I don't understand why many people here bemoan Bay-Adelaide being an unimaginative box, yet something like Commerce Court West is brilliant. Don't get me wrong, I still like it, but it's just a box. The most simple and boxiest of boxes.
In some ways 'post modern' design has become an amalgamation of earlier trends. To some, those designs look confused or jumbled.
The beauty of Commerce Court and other '60s designs was there simplicity and the cleanliness of their lines. Although I like art deco, I find a lot of 'classic' designs to be too 'busy.' I've never been a big fan of Victorian and Edwardian designs, so IMO, if a lot of buildings from the '30s backward were pulled down, I wouldn't lament their loss.

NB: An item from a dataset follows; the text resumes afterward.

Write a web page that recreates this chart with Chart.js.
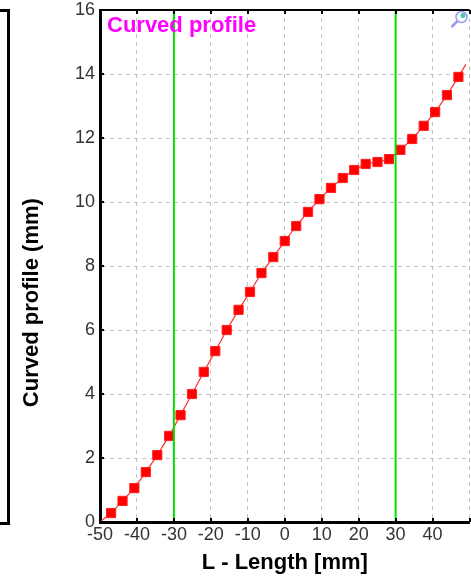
<!DOCTYPE html>
<html>
<head>
<meta charset="utf-8">
<script src="https://cdn.jsdelivr.net/npm/chart.js@4/dist/chart.umd.min.js"></script>
<style>
    html, body { margin: 0; padding: 0; background: #fff; overflow: hidden; }
    #wrap { position: relative; width: 471px; height: 582px; overflow: hidden; }
    #prev { position: absolute; box-sizing: border-box; left: -100px; top: 9px; width: 110px; height: 516px; border: 3px solid #000; }
    canvas { position: absolute; left: 0; top: 0; }
</style>
</head>
<body>
<div id="wrap">
    <div id="prev"></div>
    <canvas id="myChart" width="477" height="582"></canvas>
</div>
<script>
// measured points of the profile
const lengthMm = [-47, -43.9, -40.7, -37.6, -34.5, -31.3, -28.2, -25.1, -21.9, -18.8, -15.7, -12.5, -9.4, -6.3, -3.1, 0,
                  3.1, 6.3, 9.4, 12.5, 15.7, 18.8, 21.9, 25.1, 28.2, 31.3, 34.5, 37.6, 40.7, 43.9, 47];
const profileMm = [0.28, 0.66, 1.06, 1.56, 2.09, 2.69, 3.34, 4.0, 4.69, 5.34, 6.0, 6.63, 7.19, 7.78, 8.28, 8.78,
                   9.25, 9.69, 10.09, 10.44, 10.75, 11.0, 11.19, 11.25, 11.34, 11.63, 11.97, 12.38, 12.81, 13.34, 13.91];
// the curve runs a little past the first and last markers
const curveStart = [-50, 0];
const curveEnd = [49, 14.3];
// green limit lines
const limitX = [-30, 30];
const xTicks = [-50, -40, -30, -20, -10, 0, 10, 20, 30, 40, 50];
const yTicks = [0, 2, 4, 6, 8, 10, 12, 14, 16];

const font = "'Liberation Sans', Arial, sans-serif";

const markers = lengthMm.map((x, i) => ({ x: x, y: profileMm[i] }));
const curve = [{ x: curveStart[0], y: curveStart[1] }].concat(markers, [{ x: curveEnd[0], y: curveEnd[1] }]);

const limitSets = limitX.map(x => ({
    data: [{ x: x, y: yTicks[0] }, { x: x, y: yTicks[yTicks.length - 1] }],
    borderColor: '#00e000',
    borderWidth: 2,
    pointRadius: 0,
    showLine: true,
    order: 0,
}));

const decor = {
    id: 'decor',
    afterDraw(chart) {
        const ctx = chart.ctx;
        const a = chart.chartArea;
        const xs = chart.scales.x, ys = chart.scales.y;
        const right = Math.min(a.right, 471);
        ctx.save();
        // top frame line
        ctx.strokeStyle = '#000';
        ctx.lineWidth = 2;
        ctx.beginPath();
        ctx.moveTo(a.left, a.top);
        ctx.lineTo(a.right, a.top);
        ctx.stroke();
        // inward tick marks
        ctx.lineWidth = 2;
        ctx.beginPath();
        xTicks.forEach(v => {
            const px = Math.round(xs.getPixelForValue(v));
            ctx.moveTo(px, a.bottom); ctx.lineTo(px, a.bottom - 4);
            ctx.moveTo(px, a.top); ctx.lineTo(px, a.top + 4);
        });
        yTicks.forEach(v => {
            const py = Math.round(ys.getPixelForValue(v));
            ctx.moveTo(a.left, py); ctx.lineTo(a.left + 4, py);
        });
        ctx.stroke();
        // title inside the plot
        ctx.fillStyle = '#ff00ff';
        ctx.font = 'bold 22px ' + font;
        ctx.textBaseline = 'top';
        ctx.fillText('Curved profile', a.left + 7, a.top + 5);
        // zoom icon
        const cx = right - 8, cy = a.top + 7;
        ctx.strokeStyle = '#9a9af0';
        ctx.lineWidth = 1.5;
        ctx.beginPath();
        ctx.arc(cx, cy, 5.5, 0, Math.PI * 2);
        ctx.stroke();
        ctx.beginPath();
        ctx.moveTo(cx - 4, cy + 4);
        ctx.lineTo(cx - 10, cy + 10);
        ctx.lineWidth = 2.5;
        ctx.stroke();
        ctx.fillStyle = '#40c8b0';
        ctx.beginPath();
        ctx.arc(cx + 1.5, cy - 1.5, 2.5, 0, Math.PI * 2);
        ctx.fill();
        ctx.restore();
    }
};

const config = {
    type: 'scatter',
    data: {
        datasets: [
            ...limitSets,
            {
                data: markers,
                pointStyle: 'rect',
                pointRadius: 6.5,
                pointBackgroundColor: '#ff0000',
                pointBorderColor: '#ff2020',
                pointBorderWidth: 1,
                showLine: false,
                order: 1,
            },
            {
                data: curve,
                borderColor: '#ff3030',
                borderWidth: 1.2,
                pointRadius: 0,
                showLine: true,
                order: 2,
            },
        ]
    },
    options: {
        responsive: false,
        animation: false,
        devicePixelRatio: 1,
        layout: { padding: { top: 10, right: 0, bottom: 0, left: 0 } },
        plugins: {
            legend: { display: false },
            tooltip: { enabled: false },
        },
        scales: {
            x: {
                type: 'linear',
                min: -50, max: 50,
                afterFit: s => { s.height = 60; s.paddingLeft = 0; s.paddingRight = 0; },
                afterBuildTicks: s => { s.ticks = xTicks.map(v => ({ value: v })); },
                ticks: {
                    callback: v => (v === 50 ? '' : v),
                    color: '#333',
                    font: { family: font, size: 18, lineHeight: 1 },
                    padding: 4,
                    maxRotation: 0,
                },
                grid: { color: '#c4c4c4', lineWidth: 1, drawTicks: false },
                border: { display: true, color: '#000', width: 3, dash: [4, 4] },
                title: {
                    display: true,
                    text: 'L - Length [mm]',
                    color: '#000',
                    font: { family: font, size: 22, weight: 'bold' },
                    padding: { top: 0, bottom: 6 },
                },
            },
            y: {
                min: 0, max: 16,
                afterFit: s => { s.width = 100; s.paddingTop = 0; s.paddingBottom = 0; },
                afterBuildTicks: s => { s.ticks = yTicks.map(v => ({ value: v })); },
                ticks: {
                    color: '#333',
                    font: { family: font, size: 18, lineHeight: 1 },
                    padding: 5,
                },
                grid: { color: '#c4c4c4', lineWidth: 1, drawTicks: false },
                border: { display: true, color: '#000', width: 3, dash: [4, 4] },
                title: {
                    display: true,
                    text: 'Curved profile (mm)' + '            ',
                    color: '#000',
                    font: { family: font, size: 22, weight: 'bold' },
                    padding: { top: 19, bottom: 0 },
                },
            },
        },
    },
    plugins: [decor],
};

const chart = new Chart(document.getElementById('myChart').getContext('2d'), config);
</script>
</body>
</html>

The Scotia tower is the only downtown tower I love that has been built since the '70s. The BCE place (or whatever those twin attrocities are on the east side of the core) are the ugliest of the tall towers, IMO.
Under the category of It Has All Been Done Before, architecture, along with fashion, has become a rehash of earlier styles.
I mean really: after the minimalist designs of the '50s and '60s, what was left to do? Like the miniskirt (then gawdawful 'hot pants), there was nothing left in fashion in the '70s but to go gawdy again.
In Toronto, we got a heap of boring, faceless condos and office towers (like the boring crap built along Carlton, east of Yonge) and the glass travesties along Bay St. (like the ones near St. Joseph that look like they ran out of the same colored glass) all through the '80s.
There seems to be a bit of a renaissance in condo design now, but I am not sure companies are willing to go the extra mile with offices in this city.
I guess a lot of one's point of view depends on whether you lived it (elephant pants and platform shoes) or are looking back on it.